▶ **Direction**:
Find the word "this" in the data. Return every line where it appears.

▶ **Provided records**:
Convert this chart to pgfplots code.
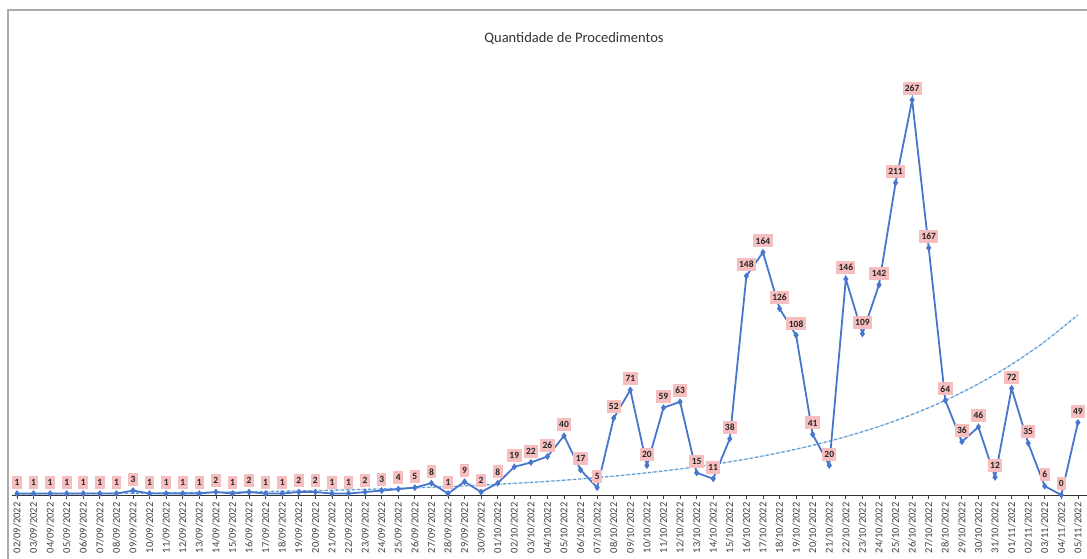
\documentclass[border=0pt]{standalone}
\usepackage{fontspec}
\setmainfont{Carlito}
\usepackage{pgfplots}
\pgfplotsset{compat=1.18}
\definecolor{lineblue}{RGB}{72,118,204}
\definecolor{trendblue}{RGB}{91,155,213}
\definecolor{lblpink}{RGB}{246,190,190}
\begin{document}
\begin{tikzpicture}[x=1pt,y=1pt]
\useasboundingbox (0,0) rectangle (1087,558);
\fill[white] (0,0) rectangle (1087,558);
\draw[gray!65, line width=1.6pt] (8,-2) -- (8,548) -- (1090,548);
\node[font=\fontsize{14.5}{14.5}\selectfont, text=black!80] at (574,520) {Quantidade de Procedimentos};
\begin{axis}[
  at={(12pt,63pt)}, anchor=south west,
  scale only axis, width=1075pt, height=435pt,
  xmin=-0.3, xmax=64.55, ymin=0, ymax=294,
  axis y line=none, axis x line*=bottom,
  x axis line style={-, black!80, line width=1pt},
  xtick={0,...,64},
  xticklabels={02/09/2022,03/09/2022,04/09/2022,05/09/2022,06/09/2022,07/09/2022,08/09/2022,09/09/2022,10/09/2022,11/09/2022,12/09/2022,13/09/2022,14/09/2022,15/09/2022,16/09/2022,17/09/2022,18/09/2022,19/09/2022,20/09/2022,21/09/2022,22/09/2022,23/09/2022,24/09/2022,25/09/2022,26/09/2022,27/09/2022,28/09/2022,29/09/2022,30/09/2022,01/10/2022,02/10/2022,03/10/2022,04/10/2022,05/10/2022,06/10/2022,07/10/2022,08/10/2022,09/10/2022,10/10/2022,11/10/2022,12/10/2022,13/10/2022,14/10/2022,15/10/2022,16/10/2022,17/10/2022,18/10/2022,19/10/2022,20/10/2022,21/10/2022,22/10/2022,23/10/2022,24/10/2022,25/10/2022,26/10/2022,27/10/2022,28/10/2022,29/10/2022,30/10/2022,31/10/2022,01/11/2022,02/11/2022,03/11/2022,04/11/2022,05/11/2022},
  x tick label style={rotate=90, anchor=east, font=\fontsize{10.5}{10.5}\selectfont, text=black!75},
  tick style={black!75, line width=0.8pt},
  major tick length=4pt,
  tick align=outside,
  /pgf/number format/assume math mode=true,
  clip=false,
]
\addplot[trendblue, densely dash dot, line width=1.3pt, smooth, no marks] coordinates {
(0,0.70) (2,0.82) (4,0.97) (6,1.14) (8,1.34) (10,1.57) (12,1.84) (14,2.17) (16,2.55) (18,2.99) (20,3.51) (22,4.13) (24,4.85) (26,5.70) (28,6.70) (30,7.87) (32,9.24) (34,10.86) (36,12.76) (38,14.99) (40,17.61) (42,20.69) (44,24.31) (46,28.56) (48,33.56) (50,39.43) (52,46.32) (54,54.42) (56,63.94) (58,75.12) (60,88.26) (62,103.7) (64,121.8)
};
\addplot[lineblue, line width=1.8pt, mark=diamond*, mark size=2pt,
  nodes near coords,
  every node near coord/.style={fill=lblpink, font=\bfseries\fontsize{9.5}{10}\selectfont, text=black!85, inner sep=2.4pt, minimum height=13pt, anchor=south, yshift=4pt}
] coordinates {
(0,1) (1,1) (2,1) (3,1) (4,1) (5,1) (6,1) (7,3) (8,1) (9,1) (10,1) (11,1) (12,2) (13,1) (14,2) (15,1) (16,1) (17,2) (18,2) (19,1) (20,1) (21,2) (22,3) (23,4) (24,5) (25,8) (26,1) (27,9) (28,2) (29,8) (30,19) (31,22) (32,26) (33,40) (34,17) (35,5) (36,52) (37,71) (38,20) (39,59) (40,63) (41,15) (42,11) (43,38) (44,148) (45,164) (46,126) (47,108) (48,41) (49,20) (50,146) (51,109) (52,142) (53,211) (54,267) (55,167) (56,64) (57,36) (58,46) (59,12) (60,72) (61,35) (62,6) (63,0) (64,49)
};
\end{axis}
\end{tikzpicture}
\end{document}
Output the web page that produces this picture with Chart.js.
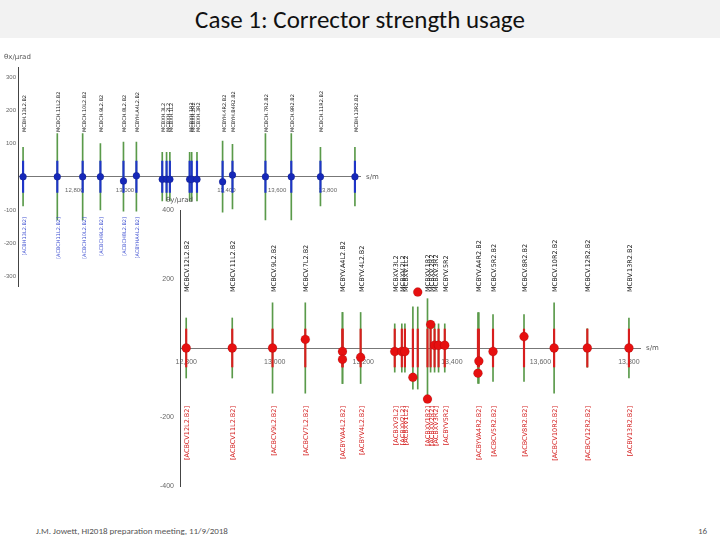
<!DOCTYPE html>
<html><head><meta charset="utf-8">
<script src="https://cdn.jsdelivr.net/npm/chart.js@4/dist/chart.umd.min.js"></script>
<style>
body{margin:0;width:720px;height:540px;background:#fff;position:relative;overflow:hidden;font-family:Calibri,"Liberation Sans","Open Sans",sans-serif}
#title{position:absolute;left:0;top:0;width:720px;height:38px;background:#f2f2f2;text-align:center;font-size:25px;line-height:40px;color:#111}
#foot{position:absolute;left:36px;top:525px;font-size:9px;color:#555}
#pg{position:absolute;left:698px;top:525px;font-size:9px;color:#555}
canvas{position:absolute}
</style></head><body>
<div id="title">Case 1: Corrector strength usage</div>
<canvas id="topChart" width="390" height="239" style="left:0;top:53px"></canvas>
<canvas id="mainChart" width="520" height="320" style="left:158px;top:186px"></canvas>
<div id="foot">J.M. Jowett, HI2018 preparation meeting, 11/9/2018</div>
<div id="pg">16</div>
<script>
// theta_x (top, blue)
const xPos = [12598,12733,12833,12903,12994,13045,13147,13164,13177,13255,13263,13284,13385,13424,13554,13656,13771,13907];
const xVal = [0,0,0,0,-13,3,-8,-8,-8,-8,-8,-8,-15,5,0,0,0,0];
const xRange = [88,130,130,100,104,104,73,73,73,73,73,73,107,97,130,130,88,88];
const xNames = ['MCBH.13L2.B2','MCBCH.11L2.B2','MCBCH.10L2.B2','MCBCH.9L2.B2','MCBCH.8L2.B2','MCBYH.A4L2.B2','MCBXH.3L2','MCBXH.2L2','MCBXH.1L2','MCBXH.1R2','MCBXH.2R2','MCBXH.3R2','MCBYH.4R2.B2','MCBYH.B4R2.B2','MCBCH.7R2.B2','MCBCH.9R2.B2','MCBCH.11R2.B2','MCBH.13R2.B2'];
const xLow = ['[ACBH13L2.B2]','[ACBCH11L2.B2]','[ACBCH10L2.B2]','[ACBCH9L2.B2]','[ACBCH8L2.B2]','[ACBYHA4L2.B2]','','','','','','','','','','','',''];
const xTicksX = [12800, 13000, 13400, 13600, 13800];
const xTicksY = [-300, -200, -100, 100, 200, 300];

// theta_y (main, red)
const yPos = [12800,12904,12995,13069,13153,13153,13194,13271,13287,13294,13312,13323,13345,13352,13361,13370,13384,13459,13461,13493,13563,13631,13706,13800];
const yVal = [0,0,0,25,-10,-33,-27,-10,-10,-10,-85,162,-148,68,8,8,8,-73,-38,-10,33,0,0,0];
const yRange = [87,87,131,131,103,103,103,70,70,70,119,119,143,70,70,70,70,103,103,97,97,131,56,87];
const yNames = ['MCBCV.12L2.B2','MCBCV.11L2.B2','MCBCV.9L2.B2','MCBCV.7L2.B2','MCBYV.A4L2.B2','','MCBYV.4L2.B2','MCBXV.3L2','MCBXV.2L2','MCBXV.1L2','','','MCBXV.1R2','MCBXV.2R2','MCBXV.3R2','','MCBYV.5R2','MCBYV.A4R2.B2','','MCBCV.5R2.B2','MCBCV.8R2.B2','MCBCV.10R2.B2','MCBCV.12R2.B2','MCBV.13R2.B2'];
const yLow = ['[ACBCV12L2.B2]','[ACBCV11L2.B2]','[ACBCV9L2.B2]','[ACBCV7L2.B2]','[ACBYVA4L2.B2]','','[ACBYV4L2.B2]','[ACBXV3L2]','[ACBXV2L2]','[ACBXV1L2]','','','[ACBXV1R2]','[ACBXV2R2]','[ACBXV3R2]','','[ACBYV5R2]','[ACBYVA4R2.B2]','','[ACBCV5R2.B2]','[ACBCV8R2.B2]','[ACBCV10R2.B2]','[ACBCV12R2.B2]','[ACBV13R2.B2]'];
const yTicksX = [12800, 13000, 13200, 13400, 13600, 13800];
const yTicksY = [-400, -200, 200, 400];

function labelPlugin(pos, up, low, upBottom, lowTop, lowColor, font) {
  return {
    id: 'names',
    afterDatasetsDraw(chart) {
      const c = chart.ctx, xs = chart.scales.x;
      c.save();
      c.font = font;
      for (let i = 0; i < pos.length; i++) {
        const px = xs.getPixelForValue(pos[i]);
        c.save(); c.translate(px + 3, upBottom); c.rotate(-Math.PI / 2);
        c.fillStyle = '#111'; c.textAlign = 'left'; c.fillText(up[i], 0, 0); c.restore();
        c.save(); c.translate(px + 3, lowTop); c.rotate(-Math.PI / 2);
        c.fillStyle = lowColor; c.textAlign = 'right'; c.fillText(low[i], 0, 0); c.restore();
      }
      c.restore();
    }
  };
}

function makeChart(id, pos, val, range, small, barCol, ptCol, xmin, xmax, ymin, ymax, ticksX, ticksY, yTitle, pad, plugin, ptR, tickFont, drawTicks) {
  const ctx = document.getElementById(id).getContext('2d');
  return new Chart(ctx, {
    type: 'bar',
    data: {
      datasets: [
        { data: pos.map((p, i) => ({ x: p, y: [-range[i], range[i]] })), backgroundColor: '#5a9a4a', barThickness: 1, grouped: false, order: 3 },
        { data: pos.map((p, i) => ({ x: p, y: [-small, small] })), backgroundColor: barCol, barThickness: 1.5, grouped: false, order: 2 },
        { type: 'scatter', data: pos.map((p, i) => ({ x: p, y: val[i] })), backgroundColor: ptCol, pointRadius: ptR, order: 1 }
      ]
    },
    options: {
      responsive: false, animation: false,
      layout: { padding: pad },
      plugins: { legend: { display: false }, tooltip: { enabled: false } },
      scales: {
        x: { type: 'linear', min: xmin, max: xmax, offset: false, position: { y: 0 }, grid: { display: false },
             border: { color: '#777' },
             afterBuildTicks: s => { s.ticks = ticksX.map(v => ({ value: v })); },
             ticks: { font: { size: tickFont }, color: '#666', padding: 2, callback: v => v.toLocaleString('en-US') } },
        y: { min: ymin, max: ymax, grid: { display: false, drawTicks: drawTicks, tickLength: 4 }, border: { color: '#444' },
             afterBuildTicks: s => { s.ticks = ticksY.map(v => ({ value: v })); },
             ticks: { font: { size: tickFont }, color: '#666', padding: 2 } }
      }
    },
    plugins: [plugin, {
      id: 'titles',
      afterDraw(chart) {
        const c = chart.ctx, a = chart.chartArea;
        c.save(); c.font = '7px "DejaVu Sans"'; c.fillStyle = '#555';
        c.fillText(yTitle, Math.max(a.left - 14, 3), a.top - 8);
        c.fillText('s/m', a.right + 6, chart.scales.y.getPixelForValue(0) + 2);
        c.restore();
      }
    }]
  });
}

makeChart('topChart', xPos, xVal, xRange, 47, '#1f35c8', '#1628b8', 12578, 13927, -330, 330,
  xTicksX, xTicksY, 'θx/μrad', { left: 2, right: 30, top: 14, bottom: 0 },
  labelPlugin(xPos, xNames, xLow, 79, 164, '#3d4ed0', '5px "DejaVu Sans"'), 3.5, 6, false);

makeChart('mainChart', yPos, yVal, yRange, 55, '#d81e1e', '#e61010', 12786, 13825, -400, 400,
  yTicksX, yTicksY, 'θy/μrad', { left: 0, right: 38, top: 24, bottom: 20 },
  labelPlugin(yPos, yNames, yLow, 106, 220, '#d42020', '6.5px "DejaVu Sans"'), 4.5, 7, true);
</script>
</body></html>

▶ **Expected answer**:
Convert this chart to pgfplots code.
Output the web page that produces this picture with Chart.js.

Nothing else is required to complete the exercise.